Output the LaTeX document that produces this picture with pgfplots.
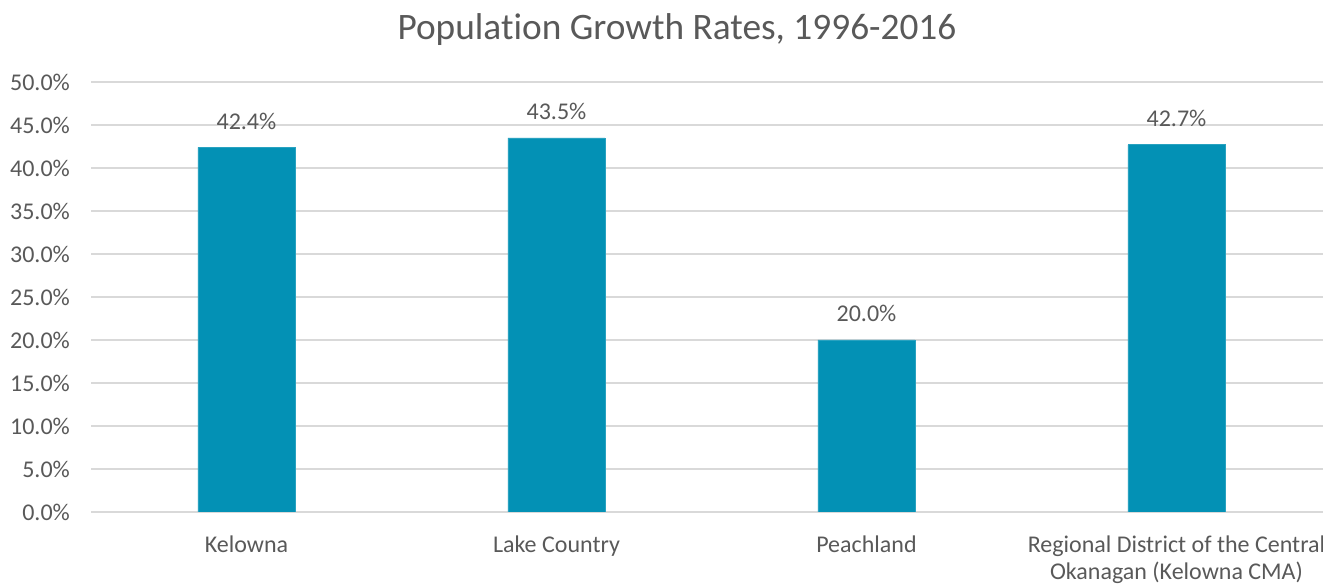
\documentclass[border=0pt]{standalone}
\usepackage{fontspec}
\setmainfont{Carlito}[Ligatures=CommonOff]
\usepackage{pgfplots}
\pgfplotsset{compat=1.18}
\definecolor{barblue}{HTML}{0391B5}
\definecolor{txtgray}{HTML}{595959}
\definecolor{gridgray}{HTML}{D9D9D9}

\begin{document}
\begin{tikzpicture}
\begin{axis}[
    name=ax, at={(0,0)}, anchor=south west,
    scale only axis, width=930pt, height=322.5pt,
    xmin=-0.5, xmax=3.5, ymin=0, ymax=50,
    ybar, bar width=72.75pt,
    xtick=data,
    xticklabels={Kelowna, Lake Country, Peachland,
        {Regional District of the Central\\Okanagan (Kelowna CMA)}},
    ytick={0,5,...,50},
    ymajorgrids, major grid style={gridgray, line width=1.1pt},
    axis line style={draw=none}, tick style={draw=none},
    /pgf/number format/assume math mode=true,
    yticklabel={\pgfmathprintnumber[fixed,fixed zerofill,precision=1]{\tick}\%},
    yticklabel style={font=\fontsize{18}{21}\selectfont, text=txtgray, inner sep=0pt},
    yticklabel shift=16pt,
    xticklabel style={font=\fontsize{18}{20.25}\selectfont, text=txtgray,
        inner sep=0pt, align=center},
    xticklabel shift=13.5pt,
    nodes near coords={\pgfmathprintnumber[fixed,fixed zerofill,precision=1]{\pgfplotspointmeta}\%},
    nodes near coords style={font=\fontsize{18}{21}\selectfont, text=txtgray,
        anchor=base, inner sep=0pt, yshift=13.5pt},
]
\addplot[fill=barblue, draw=barblue!85!white, line width=0.5pt] coordinates {
    (0,42.4) (1,43.5) (2,20.0) (3,42.7)};
\end{axis}
\node[anchor=base, font=\fontsize{28}{33}\selectfont, text=txtgray]
    at ([xshift=439.1pt, yshift=354pt]ax.south west) {Population Growth Rates, 1996-2016};
\pgfresetboundingbox
\path ([shift={(-68.6pt,-54pt)}]ax.south west) rectangle ++(992.25pt,438pt);
\end{tikzpicture}
\end{document}
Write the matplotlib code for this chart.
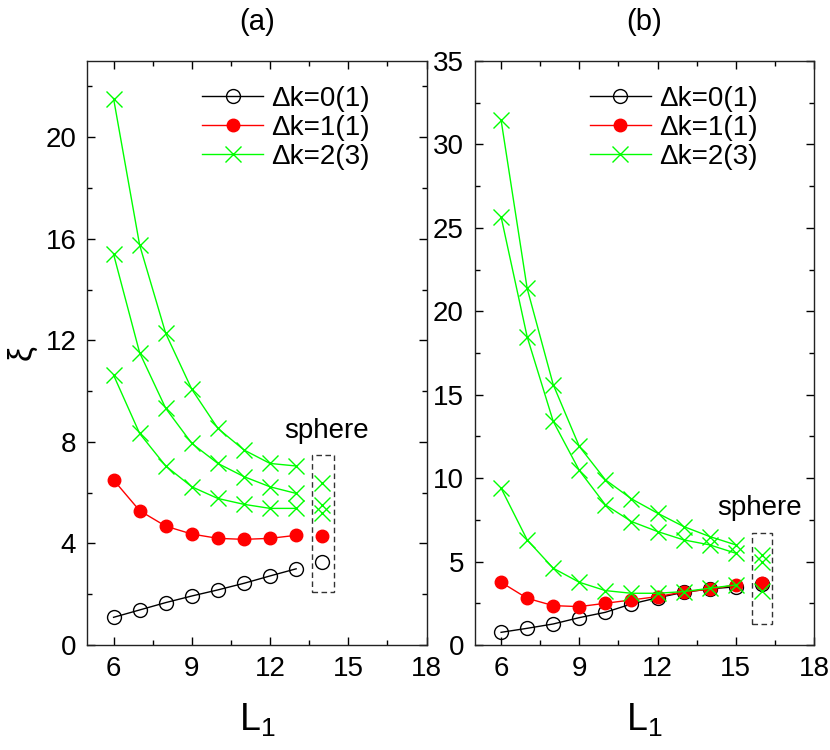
import matplotlib
matplotlib.use("Agg")
import matplotlib.pyplot as plt
from matplotlib.patches import Rectangle
from matplotlib.ticker import MultipleLocator

plt.rcParams['font.family'] = ['Liberation Sans', 'DejaVu Sans']
plt.rcParams['mathtext.fontset'] = 'custom'
plt.rcParams['mathtext.rm'] = 'Liberation Sans'
plt.rcParams['mathtext.it'] = 'Liberation Sans:italic'

# ---- panel (a) data ----
La = [6, 7, 8, 9, 10, 11, 12, 13]
a_k0 = [1.09, 1.38, 1.67, 1.93, 2.17, 2.43, 2.72, 3.00]
a_k1 = [6.50, 5.29, 4.68, 4.37, 4.20, 4.16, 4.20, 4.32]
a_k2_1 = [21.52, 15.75, 12.27, 10.07, 8.53, 7.68, 7.15, 7.05]
a_k2_2 = [15.39, 11.51, 9.32, 7.94, 7.15, 6.63, 6.23, 5.97]
a_k2_3 = [10.63, 8.33, 7.05, 6.23, 5.77, 5.54, 5.38, 5.38]
a_sph_L = 14
a_sph_k0 = 3.28
a_sph_k1 = 4.30
a_sph_k2 = [6.37, 5.51, 5.18]

# ---- panel (b) data ----
Lb = [6, 7, 8, 9, 10, 11, 12, 13, 14, 15]
b_k0 = [0.76, 1.00, 1.26, 1.64, 1.96, 2.46, 2.83, 3.16, 3.36, 3.49]
b_k1 = [3.76, 2.80, 2.36, 2.30, 2.50, 2.70, 2.90, 3.18, 3.34, 3.60]
b_k2_1 = [31.46, 21.37, 15.6, 11.9, 9.9, 8.76, 7.9, 7.1, 6.5, 6.0]
b_k2_2 = [25.66, 18.47, 13.4, 10.46, 8.4, 7.4, 6.8, 6.3, 6.0, 5.5]
b_k2_3 = [9.4, 6.3, 4.6, 3.76, 3.26, 3.1, 3.1, 3.2, 3.4, 3.6]
b_sph_L = 16
b_sph_k0 = 3.65
b_sph_k1 = 3.70
b_sph_k2 = [5.4, 5.0, 3.26]

labels = ["\u0394k=0(1)", "\u0394k=1(1)", "\u0394k=2(3)"]
GREEN = "#00ff00"
FS = 20


def draw_panel(ax, L, k0, k1, k2s, sL, s0, s1, s2, box, txt, ylim, ymaj, ymin):
	ax.plot(L, k0, "-", color="black", lw=1.0, marker="o", ms=10,
	        mfc="none", mec="black", mew=1.0, label=labels[0])
	ax.plot(L, k1, "-", color="red", lw=1.0, marker="o", ms=9,
	        mfc="red", mec="red", label=labels[1])
	for i, g in enumerate(k2s):
		ax.plot(L, g, "-", color=GREEN, lw=1.0, marker="x", ms=11, mew=1.0,
		        label=labels[2] if i == 0 else None)
	# sphere points
	ax.plot([sL], [s0], "o", ms=10, mfc="none", mec="black", mew=1.0)
	ax.plot([sL], [s1], "o", ms=9, mfc="red", mec="red")
	ax.plot([sL] * len(s2), s2, "x", ms=11, mew=1.0, color=GREEN)
	x0, x1, y0, y1 = box
	ax.add_patch(Rectangle((x0, y0), x1 - x0, y1 - y0, fill=False,
	                       ls=(0, (4, 2.5)), lw=1.0, ec="#333333"))
	ax.text(txt[0], txt[1], "sphere", ha="center", va="center", fontsize=FS)

	ax.set_xlim(5, 18)
	ax.set_ylim(*ylim)
	ax.xaxis.set_major_locator(MultipleLocator(3))
	ax.xaxis.set_minor_locator(MultipleLocator(1.5))
	ax.yaxis.set_major_locator(MultipleLocator(ymaj))
	ax.yaxis.set_minor_locator(MultipleLocator(ymin))
	ax.tick_params(which="both", direction="in", top=True, right=True,
	               labelsize=FS, width=1.0)
	ax.tick_params(which="major", length=6, pad=8)
	ax.tick_params(which="minor", length=3.5)
	for s in ax.spines.values():
		s.set_linewidth(1.0)
		s.set_color("#222222")
	ax.set_xlabel(r"$\mathrm{L}_1$", fontsize=27, labelpad=14)
	ax.legend(loc="upper left", bbox_to_anchor=(0.338, 0.958), frameon=False,
	          fontsize=FS, handlelength=2.2, handletextpad=0.3,
	          labelspacing=0.12, borderpad=0, borderaxespad=0)


fig = plt.figure(figsize=(8.3, 7.5), dpi=100)
axa = fig.add_axes([0.1054, 0.14, 0.4085, 0.7787])
axb = fig.add_axes([0.5723, 0.14, 0.4084, 0.7787])

draw_panel(axa, La, a_k0, a_k1, [a_k2_1, a_k2_2, a_k2_3],
           a_sph_L, a_sph_k0, a_sph_k1, a_sph_k2,
           (13.6, 14.46, 2.07, 7.48), (14.15, 8.43), (0, 23), 4, 2)
draw_panel(axb, Lb, b_k0, b_k1, [b_k2_1, b_k2_2, b_k2_3],
           b_sph_L, b_sph_k0, b_sph_k1, b_sph_k2,
           (15.61, 16.38, 1.26, 6.69), (15.93, 8.24), (0, 35), 5, 2.5)

axa.set_ylabel("\u03be", fontsize=24, labelpad=6)
axa.set_title("(a)", fontsize=21, pad=22)
axb.set_title("(b)", fontsize=21, pad=22)

fig.savefig("out.png", dpi=100)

STATED TASK:
Print each line of the material above exactly, with the pictures removed from your copy.

WRITTEN REPLY:
Output the LaTeX document that produces this picture with pgfplots.
\documentclass[border=0pt]{standalone}
\usepackage{fontspec}
\setmainfont{Carlito}[Ligatures=CommonOff]
\usepackage{pgfplots}
\pgfplotsset{compat=1.18}
\definecolor{barblue}{HTML}{0391B5}
\definecolor{txtgray}{HTML}{595959}
\definecolor{gridgray}{HTML}{D9D9D9}

\begin{document}
\begin{tikzpicture}
\begin{axis}[
    name=ax, at={(0,0)}, anchor=south west,
    scale only axis, width=930pt, height=322.5pt,
    xmin=-0.5, xmax=3.5, ymin=0, ymax=50,
    ybar, bar width=72.75pt,
    xtick=data,
    xticklabels={Kelowna, Lake Country, Peachland,
        {Regional District of the Central\\Okanagan (Kelowna CMA)}},
    ytick={0,5,...,50},
    ymajorgrids, major grid style={gridgray, line width=1.1pt},
    axis line style={draw=none}, tick style={draw=none},
    /pgf/number format/assume math mode=true,
    yticklabel={\pgfmathprintnumber[fixed,fixed zerofill,precision=1]{\tick}\%},
    yticklabel style={font=\fontsize{18}{21}\selectfont, text=txtgray, inner sep=0pt},
    yticklabel shift=16pt,
    xticklabel style={font=\fontsize{18}{20.25}\selectfont, text=txtgray,
        inner sep=0pt, align=center},
    xticklabel shift=13.5pt,
    nodes near coords={\pgfmathprintnumber[fixed,fixed zerofill,precision=1]{\pgfplotspointmeta}\%},
    nodes near coords style={font=\fontsize{18}{21}\selectfont, text=txtgray,
        anchor=base, inner sep=0pt, yshift=13.5pt},
]
\addplot[fill=barblue, draw=barblue!85!white, line width=0.5pt] coordinates {
    (0,42.4) (1,43.5) (2,20.0) (3,42.7)};
\end{axis}
\node[anchor=base, font=\fontsize{28}{33}\selectfont, text=txtgray]
    at ([xshift=439.1pt, yshift=354pt]ax.south west) {Population Growth Rates, 1996-2016};
\pgfresetboundingbox
\path ([shift={(-68.6pt,-54pt)}]ax.south west) rectangle ++(992.25pt,438pt);
\end{tikzpicture}
\end{document}
Write the matplotlib code for this chart.
import matplotlib
matplotlib.use("Agg")
import matplotlib.pyplot as plt
from matplotlib.patches import Rectangle
from matplotlib.ticker import MultipleLocator

plt.rcParams['font.family'] = ['Liberation Sans', 'DejaVu Sans']
plt.rcParams['mathtext.fontset'] = 'custom'
plt.rcParams['mathtext.rm'] = 'Liberation Sans'
plt.rcParams['mathtext.it'] = 'Liberation Sans:italic'

# ---- panel (a) data ----
La = [6, 7, 8, 9, 10, 11, 12, 13]
a_k0 = [1.09, 1.38, 1.67, 1.93, 2.17, 2.43, 2.72, 3.00]
a_k1 = [6.50, 5.29, 4.68, 4.37, 4.20, 4.16, 4.20, 4.32]
a_k2_1 = [21.52, 15.75, 12.27, 10.07, 8.53, 7.68, 7.15, 7.05]
a_k2_2 = [15.39, 11.51, 9.32, 7.94, 7.15, 6.63, 6.23, 5.97]
a_k2_3 = [10.63, 8.33, 7.05, 6.23, 5.77, 5.54, 5.38, 5.38]
a_sph_L = 14
a_sph_k0 = 3.28
a_sph_k1 = 4.30
a_sph_k2 = [6.37, 5.51, 5.18]

# ---- panel (b) data ----
Lb = [6, 7, 8, 9, 10, 11, 12, 13, 14, 15]
b_k0 = [0.76, 1.00, 1.26, 1.64, 1.96, 2.46, 2.83, 3.16, 3.36, 3.49]
b_k1 = [3.76, 2.80, 2.36, 2.30, 2.50, 2.70, 2.90, 3.18, 3.34, 3.60]
b_k2_1 = [31.46, 21.37, 15.6, 11.9, 9.9, 8.76, 7.9, 7.1, 6.5, 6.0]
b_k2_2 = [25.66, 18.47, 13.4, 10.46, 8.4, 7.4, 6.8, 6.3, 6.0, 5.5]
b_k2_3 = [9.4, 6.3, 4.6, 3.76, 3.26, 3.1, 3.1, 3.2, 3.4, 3.6]
b_sph_L = 16
b_sph_k0 = 3.65
b_sph_k1 = 3.70
b_sph_k2 = [5.4, 5.0, 3.26]

labels = ["\u0394k=0(1)", "\u0394k=1(1)", "\u0394k=2(3)"]
GREEN = "#00ff00"
FS = 20


def draw_panel(ax, L, k0, k1, k2s, sL, s0, s1, s2, box, txt, ylim, ymaj, ymin):
	ax.plot(L, k0, "-", color="black", lw=1.0, marker="o", ms=10,
	        mfc="none", mec="black", mew=1.0, label=labels[0])
	ax.plot(L, k1, "-", color="red", lw=1.0, marker="o", ms=9,
	        mfc="red", mec="red", label=labels[1])
	for i, g in enumerate(k2s):
		ax.plot(L, g, "-", color=GREEN, lw=1.0, marker="x", ms=11, mew=1.0,
		        label=labels[2] if i == 0 else None)
	# sphere points
	ax.plot([sL], [s0], "o", ms=10, mfc="none", mec="black", mew=1.0)
	ax.plot([sL], [s1], "o", ms=9, mfc="red", mec="red")
	ax.plot([sL] * len(s2), s2, "x", ms=11, mew=1.0, color=GREEN)
	x0, x1, y0, y1 = box
	ax.add_patch(Rectangle((x0, y0), x1 - x0, y1 - y0, fill=False,
	                       ls=(0, (4, 2.5)), lw=1.0, ec="#333333"))
	ax.text(txt[0], txt[1], "sphere", ha="center", va="center", fontsize=FS)

	ax.set_xlim(5, 18)
	ax.set_ylim(*ylim)
	ax.xaxis.set_major_locator(MultipleLocator(3))
	ax.xaxis.set_minor_locator(MultipleLocator(1.5))
	ax.yaxis.set_major_locator(MultipleLocator(ymaj))
	ax.yaxis.set_minor_locator(MultipleLocator(ymin))
	ax.tick_params(which="both", direction="in", top=True, right=True,
	               labelsize=FS, width=1.0)
	ax.tick_params(which="major", length=6, pad=8)
	ax.tick_params(which="minor", length=3.5)
	for s in ax.spines.values():
		s.set_linewidth(1.0)
		s.set_color("#222222")
	ax.set_xlabel(r"$\mathrm{L}_1$", fontsize=27, labelpad=14)
	ax.legend(loc="upper left", bbox_to_anchor=(0.338, 0.958), frameon=False,
	          fontsize=FS, handlelength=2.2, handletextpad=0.3,
	          labelspacing=0.12, borderpad=0, borderaxespad=0)


fig = plt.figure(figsize=(8.3, 7.5), dpi=100)
axa = fig.add_axes([0.1054, 0.14, 0.4085, 0.7787])
axb = fig.add_axes([0.5723, 0.14, 0.4084, 0.7787])

draw_panel(axa, La, a_k0, a_k1, [a_k2_1, a_k2_2, a_k2_3],
           a_sph_L, a_sph_k0, a_sph_k1, a_sph_k2,
           (13.6, 14.46, 2.07, 7.48), (14.15, 8.43), (0, 23), 4, 2)
draw_panel(axb, Lb, b_k0, b_k1, [b_k2_1, b_k2_2, b_k2_3],
           b_sph_L, b_sph_k0, b_sph_k1, b_sph_k2,
           (15.61, 16.38, 1.26, 6.69), (15.93, 8.24), (0, 35), 5, 2.5)

axa.set_ylabel("\u03be", fontsize=24, labelpad=6)
axa.set_title("(a)", fontsize=21, pad=22)
axb.set_title("(b)", fontsize=21, pad=22)

fig.savefig("out.png", dpi=100)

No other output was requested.